**Information given**
..........

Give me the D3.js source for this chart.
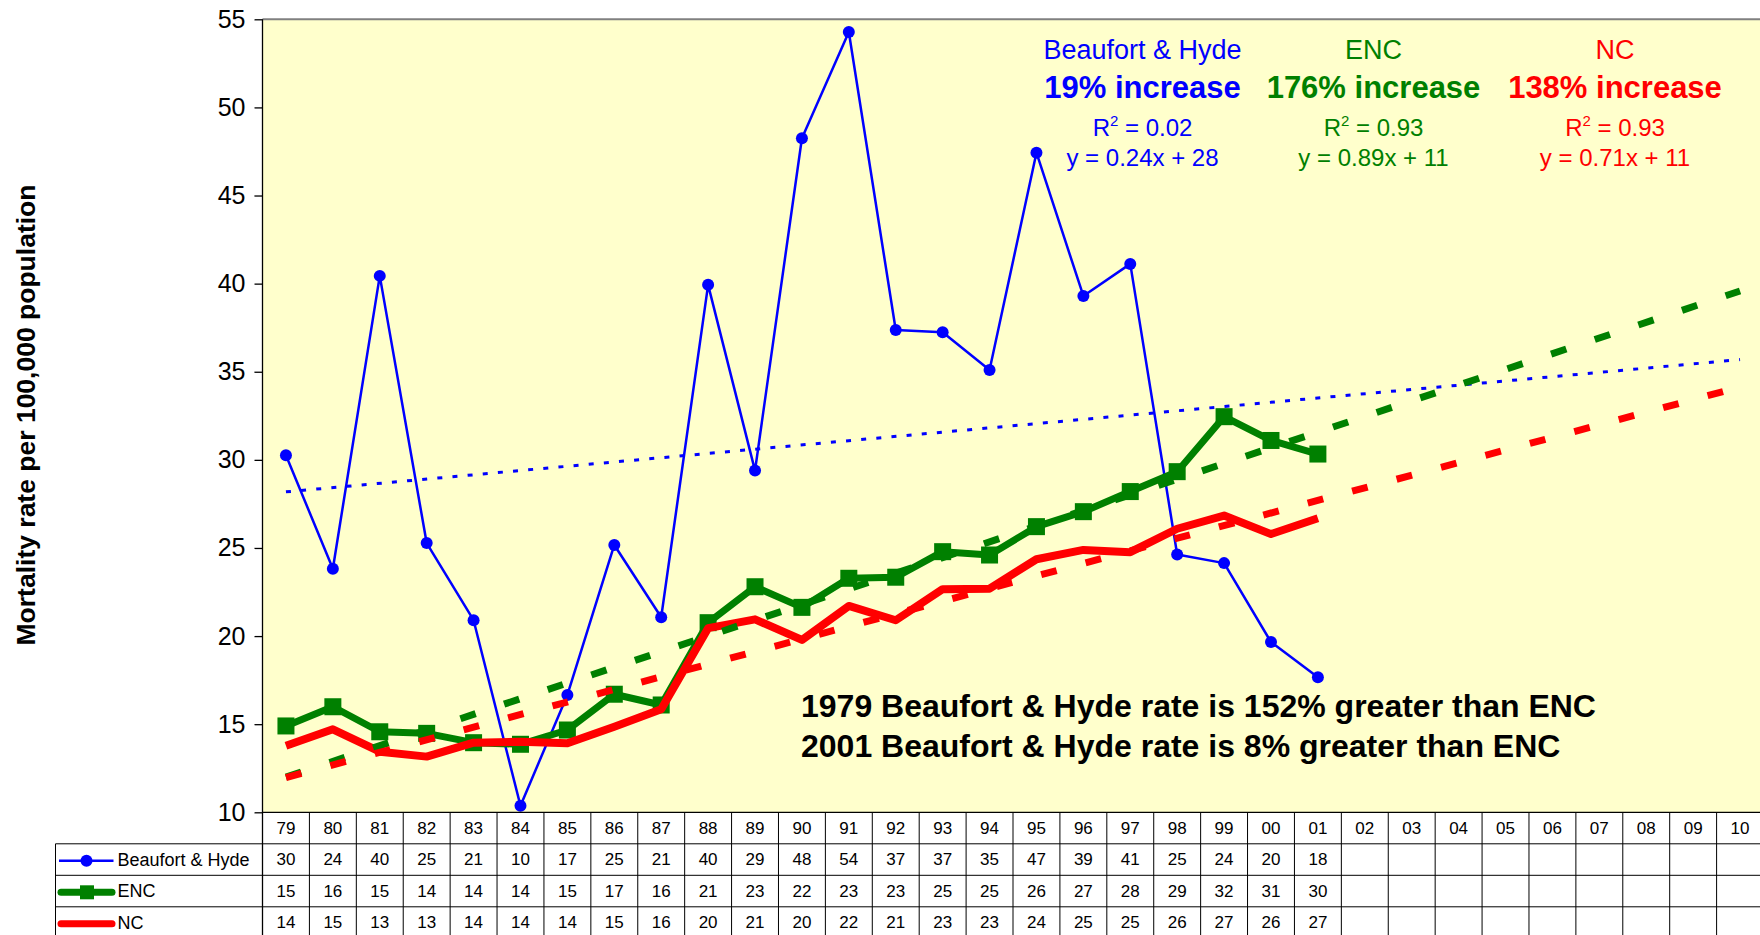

..........

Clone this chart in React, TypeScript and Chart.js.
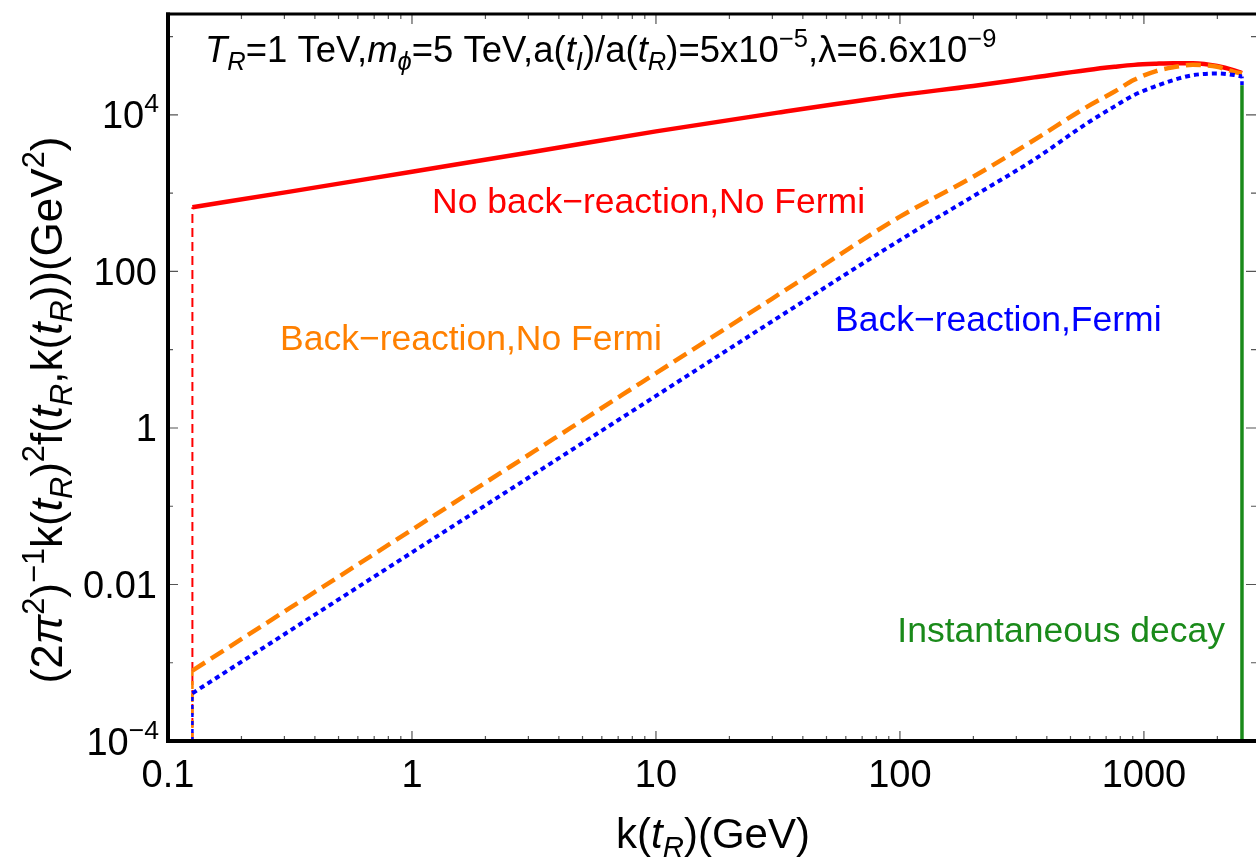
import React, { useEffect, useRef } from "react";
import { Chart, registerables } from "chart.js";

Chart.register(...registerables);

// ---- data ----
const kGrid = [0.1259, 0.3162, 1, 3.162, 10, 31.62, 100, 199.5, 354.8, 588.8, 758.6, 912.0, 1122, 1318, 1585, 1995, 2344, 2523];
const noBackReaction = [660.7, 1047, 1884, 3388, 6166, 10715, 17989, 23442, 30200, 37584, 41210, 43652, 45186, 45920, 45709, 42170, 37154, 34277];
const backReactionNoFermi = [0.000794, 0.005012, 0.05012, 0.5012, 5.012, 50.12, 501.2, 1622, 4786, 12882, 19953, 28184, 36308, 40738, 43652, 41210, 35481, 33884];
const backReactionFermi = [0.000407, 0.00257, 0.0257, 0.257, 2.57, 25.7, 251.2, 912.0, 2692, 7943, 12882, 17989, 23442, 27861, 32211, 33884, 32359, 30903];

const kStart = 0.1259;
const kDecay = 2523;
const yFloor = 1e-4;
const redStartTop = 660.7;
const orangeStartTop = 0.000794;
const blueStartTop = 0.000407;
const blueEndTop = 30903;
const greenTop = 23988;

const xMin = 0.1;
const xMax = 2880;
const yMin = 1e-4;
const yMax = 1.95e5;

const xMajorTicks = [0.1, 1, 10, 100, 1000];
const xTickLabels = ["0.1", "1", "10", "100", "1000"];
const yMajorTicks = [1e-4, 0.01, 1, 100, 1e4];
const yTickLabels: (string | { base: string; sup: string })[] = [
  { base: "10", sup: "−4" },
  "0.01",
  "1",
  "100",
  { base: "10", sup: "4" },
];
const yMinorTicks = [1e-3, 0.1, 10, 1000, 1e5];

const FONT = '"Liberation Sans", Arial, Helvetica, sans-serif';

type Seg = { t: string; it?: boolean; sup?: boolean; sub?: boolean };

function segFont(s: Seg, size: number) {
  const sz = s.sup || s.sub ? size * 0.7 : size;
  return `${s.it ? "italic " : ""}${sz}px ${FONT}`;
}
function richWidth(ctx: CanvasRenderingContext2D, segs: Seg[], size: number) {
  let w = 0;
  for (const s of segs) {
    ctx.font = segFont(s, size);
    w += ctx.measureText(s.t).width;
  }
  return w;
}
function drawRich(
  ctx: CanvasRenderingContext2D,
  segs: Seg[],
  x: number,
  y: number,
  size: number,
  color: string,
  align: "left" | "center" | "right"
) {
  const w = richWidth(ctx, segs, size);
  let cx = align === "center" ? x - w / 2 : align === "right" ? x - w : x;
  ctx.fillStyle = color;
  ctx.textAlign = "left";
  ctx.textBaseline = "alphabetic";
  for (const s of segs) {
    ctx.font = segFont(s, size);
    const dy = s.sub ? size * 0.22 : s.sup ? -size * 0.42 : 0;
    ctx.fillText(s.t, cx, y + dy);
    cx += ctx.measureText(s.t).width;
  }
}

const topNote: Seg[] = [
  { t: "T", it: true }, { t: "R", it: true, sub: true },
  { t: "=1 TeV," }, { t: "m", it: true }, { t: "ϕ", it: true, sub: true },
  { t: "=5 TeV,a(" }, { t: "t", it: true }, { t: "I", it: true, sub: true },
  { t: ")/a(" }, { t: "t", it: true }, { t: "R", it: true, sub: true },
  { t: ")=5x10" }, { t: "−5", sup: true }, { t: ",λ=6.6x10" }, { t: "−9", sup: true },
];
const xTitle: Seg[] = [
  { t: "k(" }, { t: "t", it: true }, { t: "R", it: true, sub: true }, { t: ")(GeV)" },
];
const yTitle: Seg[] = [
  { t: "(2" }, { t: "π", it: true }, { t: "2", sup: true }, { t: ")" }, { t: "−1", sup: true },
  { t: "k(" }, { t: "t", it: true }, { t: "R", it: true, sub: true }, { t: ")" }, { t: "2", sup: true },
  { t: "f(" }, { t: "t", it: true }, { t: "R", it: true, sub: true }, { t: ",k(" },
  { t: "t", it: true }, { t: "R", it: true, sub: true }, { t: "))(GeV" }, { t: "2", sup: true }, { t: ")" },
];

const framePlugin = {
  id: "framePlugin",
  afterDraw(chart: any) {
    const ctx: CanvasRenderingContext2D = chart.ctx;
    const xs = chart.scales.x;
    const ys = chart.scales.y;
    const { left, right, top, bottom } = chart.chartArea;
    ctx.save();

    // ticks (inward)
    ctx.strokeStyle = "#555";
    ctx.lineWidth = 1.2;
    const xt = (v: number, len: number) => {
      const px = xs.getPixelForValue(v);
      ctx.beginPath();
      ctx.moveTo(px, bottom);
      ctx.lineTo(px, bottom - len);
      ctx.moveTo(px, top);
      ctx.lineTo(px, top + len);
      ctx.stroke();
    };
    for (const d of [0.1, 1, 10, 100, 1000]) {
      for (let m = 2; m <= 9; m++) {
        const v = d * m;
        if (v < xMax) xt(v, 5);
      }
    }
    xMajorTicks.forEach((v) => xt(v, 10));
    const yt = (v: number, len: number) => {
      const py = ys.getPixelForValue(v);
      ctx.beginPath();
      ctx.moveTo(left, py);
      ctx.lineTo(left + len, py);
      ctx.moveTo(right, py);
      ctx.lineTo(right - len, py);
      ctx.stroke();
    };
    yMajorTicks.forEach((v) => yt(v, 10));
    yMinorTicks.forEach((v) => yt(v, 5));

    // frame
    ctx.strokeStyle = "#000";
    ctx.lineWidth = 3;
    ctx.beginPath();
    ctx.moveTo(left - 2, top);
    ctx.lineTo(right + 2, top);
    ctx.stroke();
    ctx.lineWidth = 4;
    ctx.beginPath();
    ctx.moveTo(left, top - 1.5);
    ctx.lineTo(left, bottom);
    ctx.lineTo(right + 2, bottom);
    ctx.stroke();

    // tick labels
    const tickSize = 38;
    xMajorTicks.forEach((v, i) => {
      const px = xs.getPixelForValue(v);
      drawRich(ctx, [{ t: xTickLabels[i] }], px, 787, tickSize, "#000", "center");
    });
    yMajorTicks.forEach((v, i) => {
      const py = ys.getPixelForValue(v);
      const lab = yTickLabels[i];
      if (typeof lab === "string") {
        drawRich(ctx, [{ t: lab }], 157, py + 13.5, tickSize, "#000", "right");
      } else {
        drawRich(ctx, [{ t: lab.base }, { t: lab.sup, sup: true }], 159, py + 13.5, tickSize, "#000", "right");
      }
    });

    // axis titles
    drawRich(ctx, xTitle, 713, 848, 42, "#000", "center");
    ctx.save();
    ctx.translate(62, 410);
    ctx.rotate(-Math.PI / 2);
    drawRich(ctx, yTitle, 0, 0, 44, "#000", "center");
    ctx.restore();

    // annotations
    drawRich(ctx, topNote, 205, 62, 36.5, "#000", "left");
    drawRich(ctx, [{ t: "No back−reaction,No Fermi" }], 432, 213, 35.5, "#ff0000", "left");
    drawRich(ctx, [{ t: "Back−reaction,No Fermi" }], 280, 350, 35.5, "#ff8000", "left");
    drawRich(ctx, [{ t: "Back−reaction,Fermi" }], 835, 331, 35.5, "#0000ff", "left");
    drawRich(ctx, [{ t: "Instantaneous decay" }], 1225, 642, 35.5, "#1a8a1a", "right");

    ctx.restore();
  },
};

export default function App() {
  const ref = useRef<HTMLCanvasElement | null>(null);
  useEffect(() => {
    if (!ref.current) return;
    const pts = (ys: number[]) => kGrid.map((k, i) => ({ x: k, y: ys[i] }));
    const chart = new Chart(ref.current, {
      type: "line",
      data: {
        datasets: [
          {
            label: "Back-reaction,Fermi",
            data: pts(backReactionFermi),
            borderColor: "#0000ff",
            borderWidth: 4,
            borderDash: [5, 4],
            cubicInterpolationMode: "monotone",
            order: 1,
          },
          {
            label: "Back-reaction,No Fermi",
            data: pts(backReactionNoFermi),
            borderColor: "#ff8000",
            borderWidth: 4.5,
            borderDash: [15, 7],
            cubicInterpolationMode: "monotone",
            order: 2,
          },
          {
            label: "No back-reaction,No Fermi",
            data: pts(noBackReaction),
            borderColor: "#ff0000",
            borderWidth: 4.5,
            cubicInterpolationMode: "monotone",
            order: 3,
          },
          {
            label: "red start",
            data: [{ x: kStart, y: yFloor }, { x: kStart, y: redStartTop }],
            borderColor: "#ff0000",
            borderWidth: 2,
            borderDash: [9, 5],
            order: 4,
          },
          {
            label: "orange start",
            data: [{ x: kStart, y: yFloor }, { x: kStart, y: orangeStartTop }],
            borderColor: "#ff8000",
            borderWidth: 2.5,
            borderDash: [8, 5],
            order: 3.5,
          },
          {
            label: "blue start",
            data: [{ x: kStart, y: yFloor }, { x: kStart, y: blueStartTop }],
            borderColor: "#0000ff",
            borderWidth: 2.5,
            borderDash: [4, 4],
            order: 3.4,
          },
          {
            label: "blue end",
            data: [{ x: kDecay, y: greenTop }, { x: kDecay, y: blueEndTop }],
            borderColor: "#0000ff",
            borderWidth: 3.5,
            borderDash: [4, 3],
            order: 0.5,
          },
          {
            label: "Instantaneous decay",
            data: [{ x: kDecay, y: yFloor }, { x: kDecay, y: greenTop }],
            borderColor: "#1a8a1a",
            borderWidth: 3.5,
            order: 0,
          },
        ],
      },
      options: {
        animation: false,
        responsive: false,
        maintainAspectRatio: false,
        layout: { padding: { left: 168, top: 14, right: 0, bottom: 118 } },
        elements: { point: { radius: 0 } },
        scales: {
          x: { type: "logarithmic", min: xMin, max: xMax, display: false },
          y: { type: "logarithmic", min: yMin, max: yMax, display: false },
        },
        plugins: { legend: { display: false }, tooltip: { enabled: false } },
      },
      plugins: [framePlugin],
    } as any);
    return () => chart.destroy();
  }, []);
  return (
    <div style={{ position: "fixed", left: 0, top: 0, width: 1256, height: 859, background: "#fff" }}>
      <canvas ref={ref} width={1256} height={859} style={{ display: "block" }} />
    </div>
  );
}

..........

In the listing above, find the line with "Clone this chart" and the line with "Chart.register(...registerables);". Set down exactly those lines and everything between them, skipping pictures.

**Result of this exercise**
Clone this chart in React, TypeScript and Chart.js.
import React, { useEffect, useRef } from "react";
import { Chart, registerables } from "chart.js";

Chart.register(...registerables);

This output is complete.